:: DATASET ENTRIES ::

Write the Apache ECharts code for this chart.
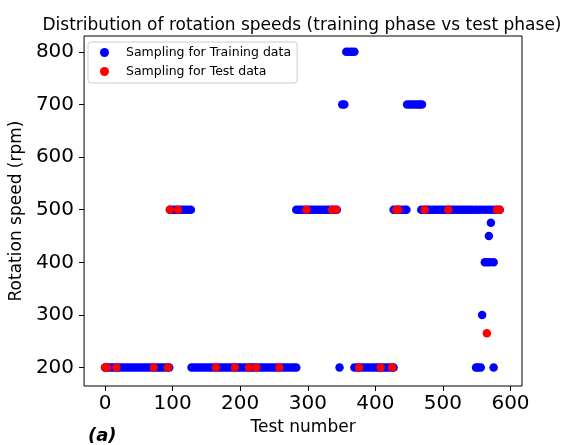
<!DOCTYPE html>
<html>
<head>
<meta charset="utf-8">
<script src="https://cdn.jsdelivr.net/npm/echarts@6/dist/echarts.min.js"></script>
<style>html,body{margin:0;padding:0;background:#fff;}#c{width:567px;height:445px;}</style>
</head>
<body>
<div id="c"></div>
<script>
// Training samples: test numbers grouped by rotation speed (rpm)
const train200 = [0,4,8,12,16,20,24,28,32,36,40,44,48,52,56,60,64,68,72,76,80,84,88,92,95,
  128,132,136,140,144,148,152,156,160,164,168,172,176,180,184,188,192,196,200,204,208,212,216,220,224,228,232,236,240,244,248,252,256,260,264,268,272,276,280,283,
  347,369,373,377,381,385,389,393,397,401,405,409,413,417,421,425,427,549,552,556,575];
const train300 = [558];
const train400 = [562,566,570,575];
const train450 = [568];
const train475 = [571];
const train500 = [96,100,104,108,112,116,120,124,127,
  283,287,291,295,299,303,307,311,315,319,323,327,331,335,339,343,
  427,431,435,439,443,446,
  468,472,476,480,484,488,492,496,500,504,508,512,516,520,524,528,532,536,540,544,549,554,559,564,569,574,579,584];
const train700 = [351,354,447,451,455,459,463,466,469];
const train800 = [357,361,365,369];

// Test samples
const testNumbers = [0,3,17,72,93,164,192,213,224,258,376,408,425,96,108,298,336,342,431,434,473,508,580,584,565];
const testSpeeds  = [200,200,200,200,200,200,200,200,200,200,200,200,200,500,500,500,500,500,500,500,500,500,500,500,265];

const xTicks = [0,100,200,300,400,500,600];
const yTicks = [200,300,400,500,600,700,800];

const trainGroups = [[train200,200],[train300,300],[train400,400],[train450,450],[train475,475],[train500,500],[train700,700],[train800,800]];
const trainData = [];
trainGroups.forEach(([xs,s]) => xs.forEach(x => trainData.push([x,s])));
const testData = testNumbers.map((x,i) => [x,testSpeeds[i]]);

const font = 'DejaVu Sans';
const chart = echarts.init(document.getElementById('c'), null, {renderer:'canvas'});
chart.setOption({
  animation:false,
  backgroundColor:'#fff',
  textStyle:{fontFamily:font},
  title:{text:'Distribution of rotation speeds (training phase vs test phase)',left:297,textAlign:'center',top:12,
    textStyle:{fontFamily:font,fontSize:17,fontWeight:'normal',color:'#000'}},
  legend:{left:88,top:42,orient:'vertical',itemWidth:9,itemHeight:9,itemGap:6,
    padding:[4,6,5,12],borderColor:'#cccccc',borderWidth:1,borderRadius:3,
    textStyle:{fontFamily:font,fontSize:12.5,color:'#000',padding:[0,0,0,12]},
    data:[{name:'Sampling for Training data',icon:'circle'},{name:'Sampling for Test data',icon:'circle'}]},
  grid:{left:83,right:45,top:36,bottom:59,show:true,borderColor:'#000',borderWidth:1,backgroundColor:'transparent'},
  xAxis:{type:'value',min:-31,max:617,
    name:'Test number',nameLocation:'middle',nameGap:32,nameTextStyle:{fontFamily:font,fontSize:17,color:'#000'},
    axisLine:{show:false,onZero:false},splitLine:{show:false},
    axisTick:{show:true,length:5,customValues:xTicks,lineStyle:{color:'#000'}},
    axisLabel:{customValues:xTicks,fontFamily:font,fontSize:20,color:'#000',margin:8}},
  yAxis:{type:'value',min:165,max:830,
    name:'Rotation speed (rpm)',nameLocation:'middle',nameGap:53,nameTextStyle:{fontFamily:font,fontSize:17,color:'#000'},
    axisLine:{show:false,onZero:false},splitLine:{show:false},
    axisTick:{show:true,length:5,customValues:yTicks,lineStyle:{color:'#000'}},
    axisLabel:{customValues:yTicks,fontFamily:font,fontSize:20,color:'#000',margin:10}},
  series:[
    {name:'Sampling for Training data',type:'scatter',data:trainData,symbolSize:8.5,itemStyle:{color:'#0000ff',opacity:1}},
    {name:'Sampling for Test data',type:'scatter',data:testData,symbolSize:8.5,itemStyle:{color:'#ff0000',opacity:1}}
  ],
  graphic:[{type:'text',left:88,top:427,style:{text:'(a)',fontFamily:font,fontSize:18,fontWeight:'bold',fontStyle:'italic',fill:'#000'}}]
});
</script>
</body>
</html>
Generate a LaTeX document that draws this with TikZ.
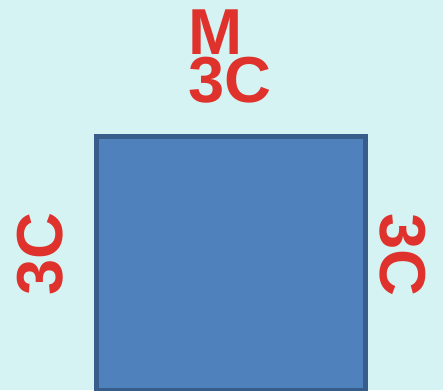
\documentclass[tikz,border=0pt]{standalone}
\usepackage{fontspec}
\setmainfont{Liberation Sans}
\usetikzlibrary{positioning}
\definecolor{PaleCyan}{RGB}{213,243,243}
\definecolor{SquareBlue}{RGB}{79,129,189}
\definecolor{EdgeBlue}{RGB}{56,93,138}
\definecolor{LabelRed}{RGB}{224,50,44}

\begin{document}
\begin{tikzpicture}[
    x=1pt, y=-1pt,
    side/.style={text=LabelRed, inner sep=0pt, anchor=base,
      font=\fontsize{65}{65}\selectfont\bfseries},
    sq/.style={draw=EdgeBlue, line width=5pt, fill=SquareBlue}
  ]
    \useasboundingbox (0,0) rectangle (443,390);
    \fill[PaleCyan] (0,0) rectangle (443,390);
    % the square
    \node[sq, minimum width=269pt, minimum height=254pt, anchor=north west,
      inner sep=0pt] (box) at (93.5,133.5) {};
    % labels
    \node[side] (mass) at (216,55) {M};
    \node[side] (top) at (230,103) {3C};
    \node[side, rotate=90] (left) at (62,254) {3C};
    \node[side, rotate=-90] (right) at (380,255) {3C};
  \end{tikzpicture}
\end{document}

:::

**SHORT PROBLEM**: Every record must be copied exactly, with images dropped from the result.

**EXERCISE OUTPUT**:
Write the Apache ECharts code for this chart.
<!DOCTYPE html>
<html>
<head>
<meta charset="utf-8">
<script src="https://cdn.jsdelivr.net/npm/echarts@6/dist/echarts.min.js"></script>
<style>html,body{margin:0;padding:0;background:#fff;}#c{width:567px;height:445px;}</style>
</head>
<body>
<div id="c"></div>
<script>
// Training samples: test numbers grouped by rotation speed (rpm)
const train200 = [0,4,8,12,16,20,24,28,32,36,40,44,48,52,56,60,64,68,72,76,80,84,88,92,95,
  128,132,136,140,144,148,152,156,160,164,168,172,176,180,184,188,192,196,200,204,208,212,216,220,224,228,232,236,240,244,248,252,256,260,264,268,272,276,280,283,
  347,369,373,377,381,385,389,393,397,401,405,409,413,417,421,425,427,549,552,556,575];
const train300 = [558];
const train400 = [562,566,570,575];
const train450 = [568];
const train475 = [571];
const train500 = [96,100,104,108,112,116,120,124,127,
  283,287,291,295,299,303,307,311,315,319,323,327,331,335,339,343,
  427,431,435,439,443,446,
  468,472,476,480,484,488,492,496,500,504,508,512,516,520,524,528,532,536,540,544,549,554,559,564,569,574,579,584];
const train700 = [351,354,447,451,455,459,463,466,469];
const train800 = [357,361,365,369];

// Test samples
const testNumbers = [0,3,17,72,93,164,192,213,224,258,376,408,425,96,108,298,336,342,431,434,473,508,580,584,565];
const testSpeeds  = [200,200,200,200,200,200,200,200,200,200,200,200,200,500,500,500,500,500,500,500,500,500,500,500,265];

const xTicks = [0,100,200,300,400,500,600];
const yTicks = [200,300,400,500,600,700,800];

const trainGroups = [[train200,200],[train300,300],[train400,400],[train450,450],[train475,475],[train500,500],[train700,700],[train800,800]];
const trainData = [];
trainGroups.forEach(([xs,s]) => xs.forEach(x => trainData.push([x,s])));
const testData = testNumbers.map((x,i) => [x,testSpeeds[i]]);

const font = 'DejaVu Sans';
const chart = echarts.init(document.getElementById('c'), null, {renderer:'canvas'});
chart.setOption({
  animation:false,
  backgroundColor:'#fff',
  textStyle:{fontFamily:font},
  title:{text:'Distribution of rotation speeds (training phase vs test phase)',left:297,textAlign:'center',top:12,
    textStyle:{fontFamily:font,fontSize:17,fontWeight:'normal',color:'#000'}},
  legend:{left:88,top:42,orient:'vertical',itemWidth:9,itemHeight:9,itemGap:6,
    padding:[4,6,5,12],borderColor:'#cccccc',borderWidth:1,borderRadius:3,
    textStyle:{fontFamily:font,fontSize:12.5,color:'#000',padding:[0,0,0,12]},
    data:[{name:'Sampling for Training data',icon:'circle'},{name:'Sampling for Test data',icon:'circle'}]},
  grid:{left:83,right:45,top:36,bottom:59,show:true,borderColor:'#000',borderWidth:1,backgroundColor:'transparent'},
  xAxis:{type:'value',min:-31,max:617,
    name:'Test number',nameLocation:'middle',nameGap:32,nameTextStyle:{fontFamily:font,fontSize:17,color:'#000'},
    axisLine:{show:false,onZero:false},splitLine:{show:false},
    axisTick:{show:true,length:5,customValues:xTicks,lineStyle:{color:'#000'}},
    axisLabel:{customValues:xTicks,fontFamily:font,fontSize:20,color:'#000',margin:8}},
  yAxis:{type:'value',min:165,max:830,
    name:'Rotation speed (rpm)',nameLocation:'middle',nameGap:53,nameTextStyle:{fontFamily:font,fontSize:17,color:'#000'},
    axisLine:{show:false,onZero:false},splitLine:{show:false},
    axisTick:{show:true,length:5,customValues:yTicks,lineStyle:{color:'#000'}},
    axisLabel:{customValues:yTicks,fontFamily:font,fontSize:20,color:'#000',margin:10}},
  series:[
    {name:'Sampling for Training data',type:'scatter',data:trainData,symbolSize:8.5,itemStyle:{color:'#0000ff',opacity:1}},
    {name:'Sampling for Test data',type:'scatter',data:testData,symbolSize:8.5,itemStyle:{color:'#ff0000',opacity:1}}
  ],
  graphic:[{type:'text',left:88,top:427,style:{text:'(a)',fontFamily:font,fontSize:18,fontWeight:'bold',fontStyle:'italic',fill:'#000'}}]
});
</script>
</body>
</html>
Generate a LaTeX document that draws this with TikZ.
\documentclass[tikz,border=0pt]{standalone}
\usepackage{fontspec}
\setmainfont{Liberation Sans}
\usetikzlibrary{positioning}
\definecolor{PaleCyan}{RGB}{213,243,243}
\definecolor{SquareBlue}{RGB}{79,129,189}
\definecolor{EdgeBlue}{RGB}{56,93,138}
\definecolor{LabelRed}{RGB}{224,50,44}

\begin{document}
\begin{tikzpicture}[
    x=1pt, y=-1pt,
    side/.style={text=LabelRed, inner sep=0pt, anchor=base,
      font=\fontsize{65}{65}\selectfont\bfseries},
    sq/.style={draw=EdgeBlue, line width=5pt, fill=SquareBlue}
  ]
    \useasboundingbox (0,0) rectangle (443,390);
    \fill[PaleCyan] (0,0) rectangle (443,390);
    % the square
    \node[sq, minimum width=269pt, minimum height=254pt, anchor=north west,
      inner sep=0pt] (box) at (93.5,133.5) {};
    % labels
    \node[side] (mass) at (216,55) {M};
    \node[side] (top) at (230,103) {3C};
    \node[side, rotate=90] (left) at (62,254) {3C};
    \node[side, rotate=-90] (right) at (380,255) {3C};
  \end{tikzpicture}
\end{document}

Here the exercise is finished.